Ihre erstmalige Krönung zur französischen Königin in der Kathedrale von St. Denis erlebte die nun fünfzehnjährige Anne de Bretagne dann 1492, zudem wurde sie Königin von Sizilien und Jerusalem. Diese Ehe, „ordnungsgemäß vollzogen“, war allerdings auch nicht von allzu langer Dauer. Zunächst starben alle Kinder des jungen Ehepaars sehr früh und der lebenslustige König selbst hatte unglaubliches Pech: erst 27 Jahre alt, stieß er sich bei einem Unfall auf Schloss Amboise so heftig den Kopf, dass er kurz darauf an einer Hirnblutung starb und die gerade 21-jährige Anne zur Witwe machte.

Da Karl VIII. keinen erbefähigen Nachkommen hatte, wurde sein Cousin Ludwig von Orleans als Louis XII. neuer König von Frankreich. Der war 15 Jahre älter als Anne de Bretagne und damals schon seit 22 Jahren mit Jeanne de Valois (Jeanne de France) verheiratet. Aber da seine Ehe kinderlos geblieben war, nutzte Ludwig sein gutes Verhältnis zu Papst Alexander VI. und ließ seine erste Ehe kurz nach seiner Thronbesteigung Ende 1498 annullieren.
Die dritte Ehe

Der Weg war damit frei für eine neue Hochzeit. Und auf wen fiel wohl seine Wahl? Richtig: wenige Tage nach der Annullierung seiner ersten Ehe im Januar 1499, heiratete der neue König die Witwe seines Cousins, die Herzogin der Bretagne, damit Frankreich die Ansprüche auf deren Herzogtum behielt. Anne de Bretagne erbte damit zugleich alle Titel ihres neuen Mannes Ludwig XII. und wurde 1504 zum zweiten Mal zur Königin von Frankreich gekrönt. Ihre Titel konnten sich nun sehen lassen: Königin von Frankreich, Königin von Sizilien, Apulien, Kalabrien und Neapel, außerdem Königin von Jerusalem und neuerdings Herzogin von Mailand – und sie blieb zudem Herzogin der Bretagne, aber mit dem Versprechen der Einbindung dieses Herzogtums in Frankreich, sollte kein zweiter männlicher Nachkomme es erben – der erste Sohn würde Dauphin von Frankreich werden.
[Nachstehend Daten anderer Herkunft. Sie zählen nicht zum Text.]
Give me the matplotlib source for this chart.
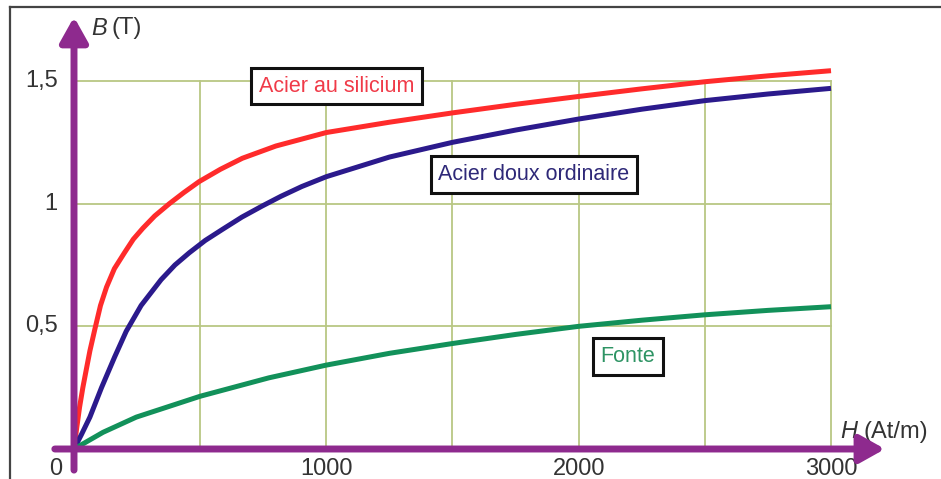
import matplotlib
matplotlib.use("Agg")
import matplotlib.pyplot as plt
from matplotlib.lines import Line2D

# ---- data ----
h_silicium = [0, 10, 22, 35, 48, 63, 83, 105, 129, 160, 200, 235, 273, 320, 378, 435, 496, 580, 667, 800, 1000,
              1250, 1500, 1750, 2000, 2250, 2500, 2750, 3000]
b_silicium = [0, 0.08, 0.17, 0.25, 0.32, 0.40, 0.49, 0.585, 0.66, 0.735, 0.80, 0.855, 0.90, 0.95, 1.0, 1.045, 1.09,
              1.14, 1.185, 1.235, 1.29, 1.332, 1.37, 1.405, 1.437, 1.468, 1.497, 1.521, 1.542]

h_doux = [0, 30, 63, 109, 161, 207, 266, 345, 400, 457, 520, 588, 665, 745, 820, 903, 1000,
          1250, 1500, 1750, 2000, 2250, 2500, 2750, 3000]
b_doux = [0, 0.06, 0.13, 0.25, 0.375, 0.48, 0.585, 0.69, 0.75, 0.80, 0.85, 0.895, 0.945, 0.99, 1.03, 1.07, 1.11,
          1.19, 1.25, 1.30, 1.345, 1.385, 1.42, 1.447, 1.47]

h_fonte = [0, 115, 247, 500, 772, 1000, 1250, 1500, 1750, 2000, 2250, 2500, 2750, 3000]
b_fonte = [0, 0.068, 0.13, 0.215, 0.29, 0.342, 0.39, 0.43, 0.467, 0.50, 0.525, 0.547, 0.565, 0.58]

x_grid = [500, 1000, 1500, 2000, 2500, 3000]
y_grid = [0.5, 1.0, 1.5]
x_ticks = [1000, 2000, 3000]
x_tick_labels = ["1000", "2000", "3000"]
y_ticks = [0.5, 1.0, 1.5]
y_tick_labels = ["0,5", "1", "1,5"]

labels = ["Acier au silicium", "Acier doux ordinaire", "Fonte"]
label_pos = [(1040, 1.478), (1822, 1.119), (2196, 0.377)]

# ---- styles ----
W, H = 941, 479
purple = "#8E2A8E"
red = "#FF2B2B"
navy = "#2B1A8C"
green = "#12915A"
grid_c = "#B9C784"
txt_c = "#333333"

plt.rcParams['font.family'] = ['Liberation Sans', 'DejaVu Sans']

fig = plt.figure(figsize=(W / 100, H / 100), dpi=100)
fig.patch.set_facecolor("white")

x0, x1 = 74, 831   # pixel of H=0 and H=3000
y0, y1 = 449, 81   # pixel of B=0 and B=1.5
ax = fig.add_axes([x0 / W, (H - y0) / H, (x1 - x0) / W, (y0 - y1) / H])
ax.set_xlim(0, 3000)
ax.set_ylim(0, 1.5)
ax.axis("off")

# grid
for gx in x_grid:
    ax.plot([gx, gx], [0, 1.5], color=grid_c, lw=1.3, zorder=1, clip_on=False)
for gy in y_grid:
    ax.plot([0, 3000], [gy, gy], color=grid_c, lw=1.3, zorder=1, clip_on=False)

# curves
for hs, bs, c in [(h_silicium, b_silicium, red), (h_doux, b_doux, navy), (h_fonte, b_fonte, green)]:
    ax.plot(hs, bs, color=c, lw=3.6, zorder=3, clip_on=False,
            solid_capstyle="butt", solid_joinstyle="round")

# axes arrows
ap = dict(arrowstyle="-|>,head_length=0.75,head_width=0.42", lw=5, color=purple,
          mutation_scale=20, shrinkA=0, shrinkB=0)
ax.annotate("", xy=(0, 1.761), xytext=(0, -0.086), arrowprops=ap,
            annotation_clip=False, zorder=5)
ax.annotate("", xy=(3214, 0), xytext=(-76, 0), arrowprops=ap,
            annotation_clip=False, zorder=5)

# tick labels
for t, lab in zip(y_ticks, y_tick_labels):
    ax.text(-64, t, lab, ha="right", va="center", fontsize=17, color=txt_c, clip_on=False)
for t, lab in zip(x_ticks, x_tick_labels):
    ax.text(t, -0.035, lab, ha="center", va="top", fontsize=17, color=txt_c, clip_on=False)
ax.text(-48, -0.035, "0", ha="right", va="top", fontsize=17, color=txt_c, clip_on=False)

# axis names
ax.text(70, 1.715, "B", ha="left", va="center", fontsize=17, color=txt_c, style="italic", clip_on=False)
ax.text(150, 1.715, "(T)", ha="left", va="center", fontsize=17, color=txt_c, clip_on=False)
ax.text(3035, 0.07, "H", ha="left", va="center", fontsize=17, color=txt_c, style="italic", clip_on=False)
ax.text(3130, 0.07, "(At/m)", ha="left", va="center", fontsize=17, color=txt_c, clip_on=False)

# boxed labels
for lab, (lx, ly), c in zip(labels, label_pos, ["#F03A48", "#2E2878", "#2E9464"]):
    ax.text(lx, ly, lab, ha="center", va="center", fontsize=15.5, color=c, zorder=6,
            bbox=dict(boxstyle="square,pad=0.35", fc="white", ec="#111111", lw=2.2))

# image border (top & left)
fig.add_artist(Line2D([10 / W, 10 / W], [0, 1 - 7 / H], transform=fig.transFigure, color="#444444", lw=1.6))
fig.add_artist(Line2D([10 / W, 1], [1 - 7 / H, 1 - 7 / H], transform=fig.transFigure, color="#444444", lw=1.6))

fig.savefig("out.png", dpi=100, facecolor="white")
Aber Anne schenkte nie einem Sohn das Leben, der das Erwachsenenalter erreicht hätte – obwohl sie insgesamt elf Kinder (in beiden Ehen) gebar. Nur zwei ihrer Töchter überlebten. Die ältere von ihnen, Claude, war formal die letzte bretonischen Erbin – sie heiratete aus politischen Gründen Herzog Francois von Angouleme. Als der später als Franz I. König von Frankreich wurde, übernahm er endgültig die Bretagne in französischen Besitz und integrierte sie nach Claudes frühem Tod ins französische Königreich. Dabei entmachtete er 1532 das bretonische Parlament. An die Königin (Reine) Claude soll – der Legende nach – die ihr zu Ehren erfolgte Benennung der damals gerade durch den Hofgärtner gezüchteten neuen Pflaumensorte „Reineclaude“ erinnern.

Annes zweite Tochter Renée de France wurde 18-Jährig mit Ercole II. d’Este, dem italienischen Herzog von Ferrara, Modena und Reggio verheiratet und starb als letzte Nachfahrin der Bretonen-Herzöge 63-jährig im Jahr 1574.